- _GIVEN PROBLEM_
Give the total number of lines with the word "this" in them, and no other words.
═══
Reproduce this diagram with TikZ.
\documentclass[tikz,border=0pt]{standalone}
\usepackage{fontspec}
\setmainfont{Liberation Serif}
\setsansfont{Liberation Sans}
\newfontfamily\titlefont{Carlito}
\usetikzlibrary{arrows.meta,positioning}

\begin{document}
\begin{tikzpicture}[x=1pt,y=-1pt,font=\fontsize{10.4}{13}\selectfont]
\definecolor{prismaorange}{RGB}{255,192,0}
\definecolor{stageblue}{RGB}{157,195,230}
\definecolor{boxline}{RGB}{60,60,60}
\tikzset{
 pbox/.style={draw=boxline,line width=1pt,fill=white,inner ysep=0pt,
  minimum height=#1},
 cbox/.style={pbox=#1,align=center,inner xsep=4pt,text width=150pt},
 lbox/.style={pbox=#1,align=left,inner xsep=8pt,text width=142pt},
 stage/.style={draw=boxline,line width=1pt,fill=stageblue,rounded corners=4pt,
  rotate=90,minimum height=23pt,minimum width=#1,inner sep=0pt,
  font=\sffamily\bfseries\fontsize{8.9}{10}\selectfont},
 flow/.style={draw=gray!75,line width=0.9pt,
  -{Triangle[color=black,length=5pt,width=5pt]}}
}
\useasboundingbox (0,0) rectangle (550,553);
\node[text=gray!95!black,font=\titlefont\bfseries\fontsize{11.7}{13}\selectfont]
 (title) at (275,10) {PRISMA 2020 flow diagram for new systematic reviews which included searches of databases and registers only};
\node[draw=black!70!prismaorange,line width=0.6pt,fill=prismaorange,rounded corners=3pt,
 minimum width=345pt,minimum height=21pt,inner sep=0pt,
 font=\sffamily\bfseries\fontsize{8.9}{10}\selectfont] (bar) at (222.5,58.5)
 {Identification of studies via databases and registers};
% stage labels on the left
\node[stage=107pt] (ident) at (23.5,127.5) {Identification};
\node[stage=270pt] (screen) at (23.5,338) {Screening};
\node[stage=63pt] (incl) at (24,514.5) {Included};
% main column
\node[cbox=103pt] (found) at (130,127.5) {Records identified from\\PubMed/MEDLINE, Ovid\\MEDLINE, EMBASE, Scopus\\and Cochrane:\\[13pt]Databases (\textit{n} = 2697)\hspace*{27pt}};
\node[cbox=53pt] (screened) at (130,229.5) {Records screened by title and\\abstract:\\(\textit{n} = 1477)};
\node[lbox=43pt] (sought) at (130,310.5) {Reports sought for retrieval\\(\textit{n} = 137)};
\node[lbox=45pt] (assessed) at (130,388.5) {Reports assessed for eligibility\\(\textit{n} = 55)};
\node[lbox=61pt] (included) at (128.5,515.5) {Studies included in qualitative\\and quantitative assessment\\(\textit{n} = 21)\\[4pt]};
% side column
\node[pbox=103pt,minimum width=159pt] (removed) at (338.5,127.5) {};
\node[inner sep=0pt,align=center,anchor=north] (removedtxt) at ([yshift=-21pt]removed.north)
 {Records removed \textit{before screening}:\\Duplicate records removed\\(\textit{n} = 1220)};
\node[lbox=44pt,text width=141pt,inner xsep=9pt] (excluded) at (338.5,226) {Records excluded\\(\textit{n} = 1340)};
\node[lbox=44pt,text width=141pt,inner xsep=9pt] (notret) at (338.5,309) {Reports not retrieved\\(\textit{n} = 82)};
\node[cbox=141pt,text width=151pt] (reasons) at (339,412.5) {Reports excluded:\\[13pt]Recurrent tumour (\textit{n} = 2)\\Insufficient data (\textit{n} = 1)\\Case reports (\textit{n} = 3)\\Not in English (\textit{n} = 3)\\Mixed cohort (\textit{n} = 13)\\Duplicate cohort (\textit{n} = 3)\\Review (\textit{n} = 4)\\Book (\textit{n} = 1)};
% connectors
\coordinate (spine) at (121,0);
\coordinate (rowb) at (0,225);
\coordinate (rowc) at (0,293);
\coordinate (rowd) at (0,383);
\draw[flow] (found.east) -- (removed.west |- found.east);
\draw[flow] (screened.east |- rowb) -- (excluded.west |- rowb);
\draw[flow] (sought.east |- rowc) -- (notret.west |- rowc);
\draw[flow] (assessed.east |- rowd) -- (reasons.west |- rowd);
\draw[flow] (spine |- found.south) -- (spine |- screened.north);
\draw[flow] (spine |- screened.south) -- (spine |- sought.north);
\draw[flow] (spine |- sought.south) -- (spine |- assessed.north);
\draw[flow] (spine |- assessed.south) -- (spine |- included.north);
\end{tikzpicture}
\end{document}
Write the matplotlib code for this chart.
═══
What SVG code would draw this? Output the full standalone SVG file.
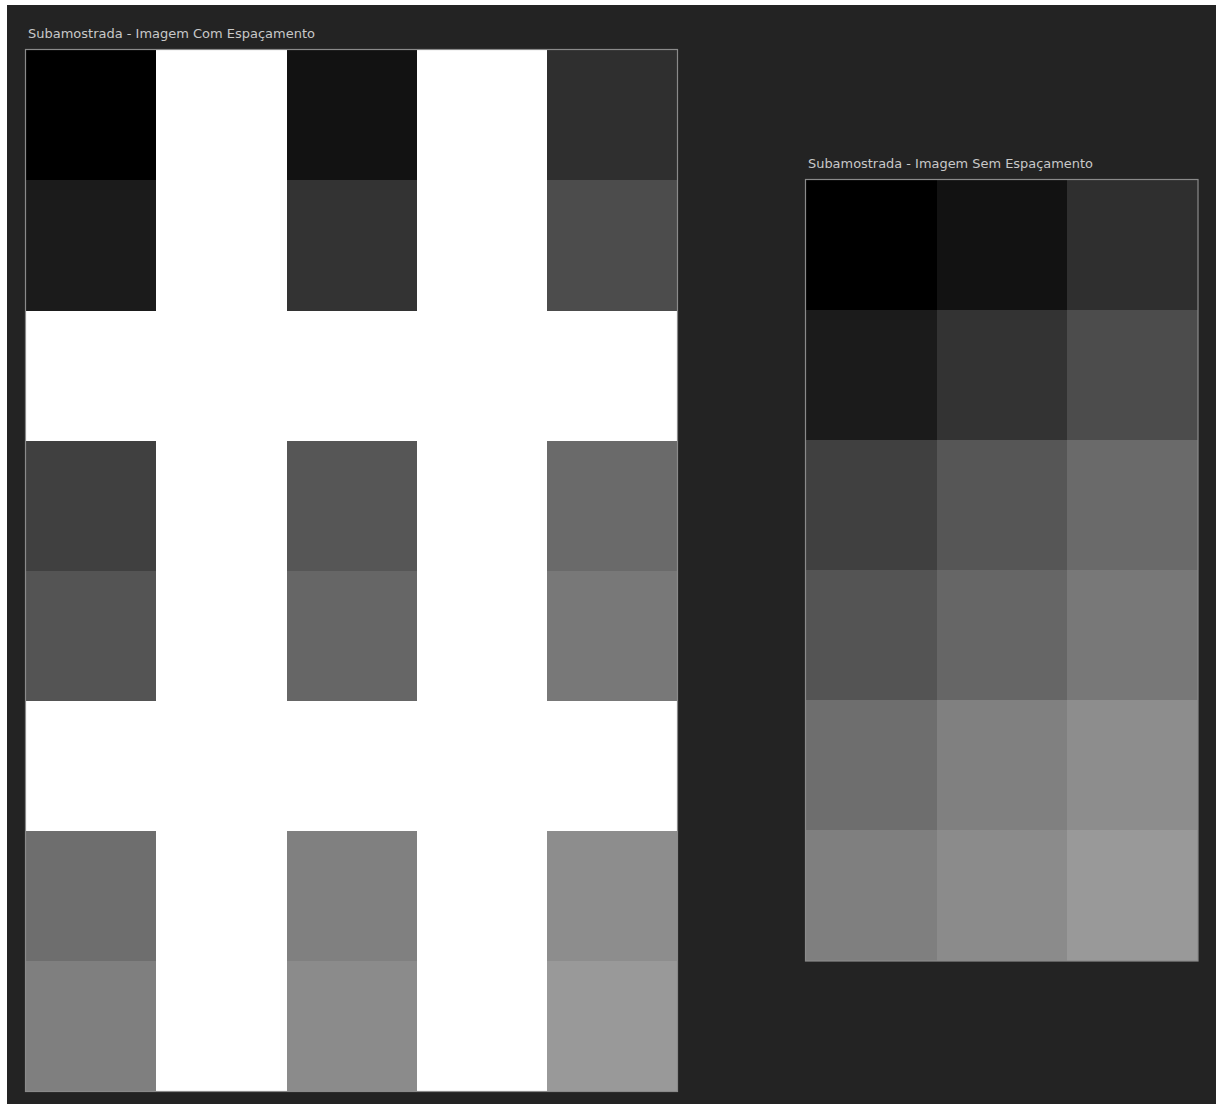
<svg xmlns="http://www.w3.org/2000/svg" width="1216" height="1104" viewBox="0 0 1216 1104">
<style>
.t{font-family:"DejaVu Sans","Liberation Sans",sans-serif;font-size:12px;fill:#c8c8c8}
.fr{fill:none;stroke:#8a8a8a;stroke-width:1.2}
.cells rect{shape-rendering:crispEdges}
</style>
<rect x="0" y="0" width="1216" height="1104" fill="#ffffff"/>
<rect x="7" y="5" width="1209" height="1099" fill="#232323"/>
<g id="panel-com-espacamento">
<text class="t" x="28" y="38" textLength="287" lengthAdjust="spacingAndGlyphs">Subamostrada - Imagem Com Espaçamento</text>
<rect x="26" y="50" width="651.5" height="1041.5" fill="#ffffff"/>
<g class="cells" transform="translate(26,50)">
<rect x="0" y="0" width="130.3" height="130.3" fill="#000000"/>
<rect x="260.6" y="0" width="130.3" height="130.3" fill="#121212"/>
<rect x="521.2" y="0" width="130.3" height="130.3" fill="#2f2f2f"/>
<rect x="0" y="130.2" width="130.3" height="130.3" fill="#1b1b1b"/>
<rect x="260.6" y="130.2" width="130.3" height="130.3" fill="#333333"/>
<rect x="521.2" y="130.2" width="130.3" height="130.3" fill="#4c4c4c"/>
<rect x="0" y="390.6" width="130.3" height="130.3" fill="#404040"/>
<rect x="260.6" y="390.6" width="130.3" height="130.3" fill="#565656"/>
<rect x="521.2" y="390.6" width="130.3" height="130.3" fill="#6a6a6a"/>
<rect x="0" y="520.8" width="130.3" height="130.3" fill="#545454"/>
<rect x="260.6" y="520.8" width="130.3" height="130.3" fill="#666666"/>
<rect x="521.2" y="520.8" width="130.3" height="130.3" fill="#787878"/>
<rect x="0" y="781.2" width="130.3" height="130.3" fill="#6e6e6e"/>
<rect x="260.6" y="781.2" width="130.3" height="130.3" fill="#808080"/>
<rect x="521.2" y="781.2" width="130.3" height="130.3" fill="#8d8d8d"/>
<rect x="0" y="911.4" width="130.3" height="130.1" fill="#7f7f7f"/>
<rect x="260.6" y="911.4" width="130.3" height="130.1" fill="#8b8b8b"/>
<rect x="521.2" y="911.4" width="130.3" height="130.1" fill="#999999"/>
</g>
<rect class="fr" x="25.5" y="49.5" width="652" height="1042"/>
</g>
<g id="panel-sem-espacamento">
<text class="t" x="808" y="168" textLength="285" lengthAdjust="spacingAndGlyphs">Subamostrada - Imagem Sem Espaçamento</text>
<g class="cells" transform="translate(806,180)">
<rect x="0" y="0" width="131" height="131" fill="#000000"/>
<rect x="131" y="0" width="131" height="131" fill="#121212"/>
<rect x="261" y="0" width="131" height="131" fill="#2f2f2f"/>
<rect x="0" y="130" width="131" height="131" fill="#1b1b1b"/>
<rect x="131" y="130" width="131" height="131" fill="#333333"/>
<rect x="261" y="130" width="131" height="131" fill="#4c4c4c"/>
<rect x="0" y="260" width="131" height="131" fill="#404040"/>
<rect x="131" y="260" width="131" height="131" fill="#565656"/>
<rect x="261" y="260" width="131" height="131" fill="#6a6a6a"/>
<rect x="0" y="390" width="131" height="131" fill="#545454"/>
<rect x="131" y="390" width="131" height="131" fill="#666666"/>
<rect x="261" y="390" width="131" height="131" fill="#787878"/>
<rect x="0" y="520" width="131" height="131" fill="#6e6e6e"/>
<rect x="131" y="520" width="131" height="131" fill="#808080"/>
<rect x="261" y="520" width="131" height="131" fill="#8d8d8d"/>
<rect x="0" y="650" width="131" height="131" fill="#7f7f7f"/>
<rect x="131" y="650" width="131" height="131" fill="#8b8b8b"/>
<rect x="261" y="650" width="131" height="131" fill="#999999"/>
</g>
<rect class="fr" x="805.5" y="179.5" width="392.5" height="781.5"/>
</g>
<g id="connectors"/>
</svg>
═══
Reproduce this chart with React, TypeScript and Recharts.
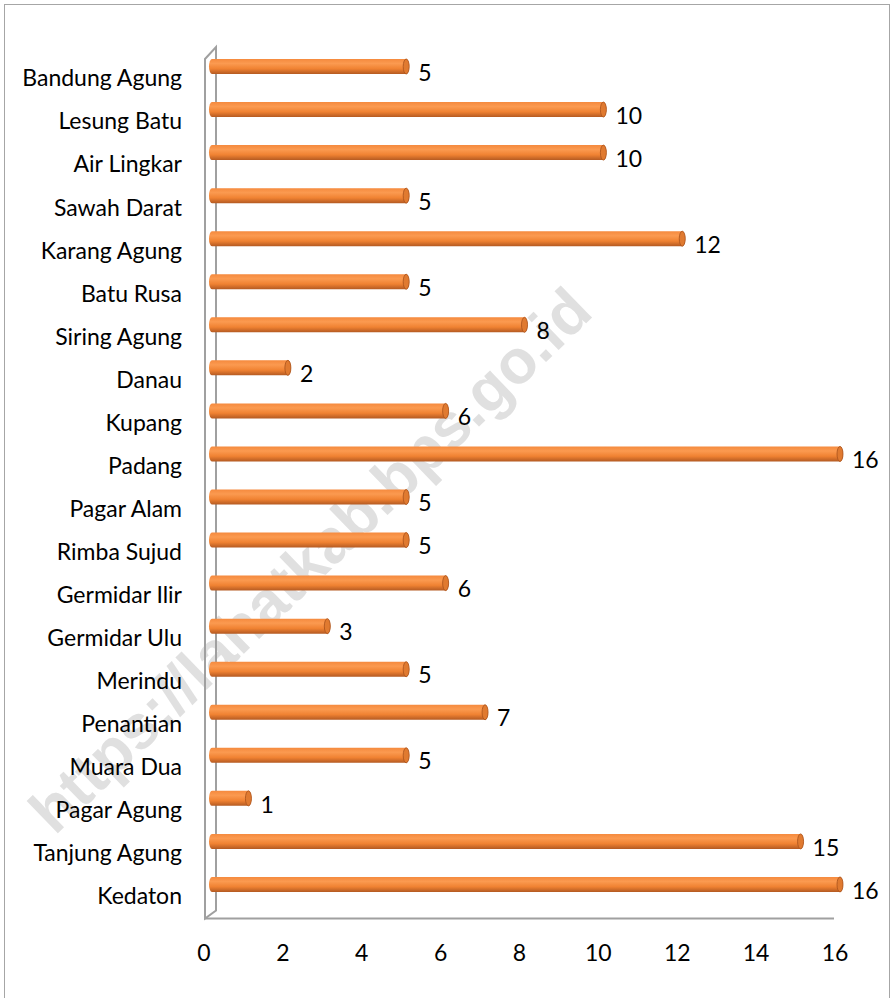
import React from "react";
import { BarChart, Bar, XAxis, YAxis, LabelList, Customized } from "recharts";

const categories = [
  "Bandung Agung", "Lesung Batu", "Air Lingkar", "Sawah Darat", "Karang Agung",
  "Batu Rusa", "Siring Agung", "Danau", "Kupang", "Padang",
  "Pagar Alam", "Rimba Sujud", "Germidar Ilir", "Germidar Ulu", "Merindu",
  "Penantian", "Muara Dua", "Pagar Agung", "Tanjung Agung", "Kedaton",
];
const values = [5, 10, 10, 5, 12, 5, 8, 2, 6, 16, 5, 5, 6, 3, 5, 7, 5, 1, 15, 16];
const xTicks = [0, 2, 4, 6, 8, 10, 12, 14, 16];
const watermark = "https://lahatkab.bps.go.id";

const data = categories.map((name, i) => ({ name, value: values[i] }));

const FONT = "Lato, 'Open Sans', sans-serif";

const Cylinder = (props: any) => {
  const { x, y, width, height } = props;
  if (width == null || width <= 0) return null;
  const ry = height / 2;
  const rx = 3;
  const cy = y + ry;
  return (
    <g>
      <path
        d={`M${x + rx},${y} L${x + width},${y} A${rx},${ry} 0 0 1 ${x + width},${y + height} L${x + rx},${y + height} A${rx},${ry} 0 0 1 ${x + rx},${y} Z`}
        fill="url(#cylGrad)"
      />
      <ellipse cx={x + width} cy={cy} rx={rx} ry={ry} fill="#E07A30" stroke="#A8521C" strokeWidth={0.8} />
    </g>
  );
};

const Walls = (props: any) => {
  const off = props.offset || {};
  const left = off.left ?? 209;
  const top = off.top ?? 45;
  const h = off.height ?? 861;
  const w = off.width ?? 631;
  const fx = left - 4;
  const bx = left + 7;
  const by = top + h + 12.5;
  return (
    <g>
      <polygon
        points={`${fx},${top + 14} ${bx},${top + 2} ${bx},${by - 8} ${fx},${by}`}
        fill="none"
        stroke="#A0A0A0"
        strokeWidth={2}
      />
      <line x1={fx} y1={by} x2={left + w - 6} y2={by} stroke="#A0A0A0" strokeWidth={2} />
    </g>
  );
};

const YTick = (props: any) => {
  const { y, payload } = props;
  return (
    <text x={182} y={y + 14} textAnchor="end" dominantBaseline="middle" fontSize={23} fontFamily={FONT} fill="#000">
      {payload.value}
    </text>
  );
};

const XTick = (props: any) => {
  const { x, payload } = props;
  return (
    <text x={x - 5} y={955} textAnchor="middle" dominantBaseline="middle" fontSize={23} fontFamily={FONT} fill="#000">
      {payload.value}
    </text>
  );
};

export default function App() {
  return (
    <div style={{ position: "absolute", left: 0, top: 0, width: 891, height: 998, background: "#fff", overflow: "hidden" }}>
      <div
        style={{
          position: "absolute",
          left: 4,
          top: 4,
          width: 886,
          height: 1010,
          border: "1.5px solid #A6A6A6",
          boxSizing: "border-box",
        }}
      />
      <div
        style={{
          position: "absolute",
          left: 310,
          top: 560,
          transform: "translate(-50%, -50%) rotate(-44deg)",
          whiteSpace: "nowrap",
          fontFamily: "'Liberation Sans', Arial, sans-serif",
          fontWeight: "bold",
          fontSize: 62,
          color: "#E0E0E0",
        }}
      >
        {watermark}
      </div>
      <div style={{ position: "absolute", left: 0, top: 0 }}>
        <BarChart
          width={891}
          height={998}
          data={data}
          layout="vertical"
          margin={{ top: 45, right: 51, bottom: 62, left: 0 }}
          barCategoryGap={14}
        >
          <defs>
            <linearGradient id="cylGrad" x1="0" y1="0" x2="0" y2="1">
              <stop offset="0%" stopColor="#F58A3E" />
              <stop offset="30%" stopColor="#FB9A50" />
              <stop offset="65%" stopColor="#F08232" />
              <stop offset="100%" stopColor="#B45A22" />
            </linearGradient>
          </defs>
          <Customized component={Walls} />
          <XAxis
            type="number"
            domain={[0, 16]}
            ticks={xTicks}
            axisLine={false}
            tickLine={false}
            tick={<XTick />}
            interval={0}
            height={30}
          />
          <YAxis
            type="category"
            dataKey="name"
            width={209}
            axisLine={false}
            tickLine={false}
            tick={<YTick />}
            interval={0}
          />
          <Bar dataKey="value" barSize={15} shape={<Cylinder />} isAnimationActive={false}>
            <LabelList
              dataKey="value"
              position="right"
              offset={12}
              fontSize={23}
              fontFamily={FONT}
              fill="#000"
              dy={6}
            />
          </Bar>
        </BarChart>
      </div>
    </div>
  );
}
═══
- _THE OUTPUT_
4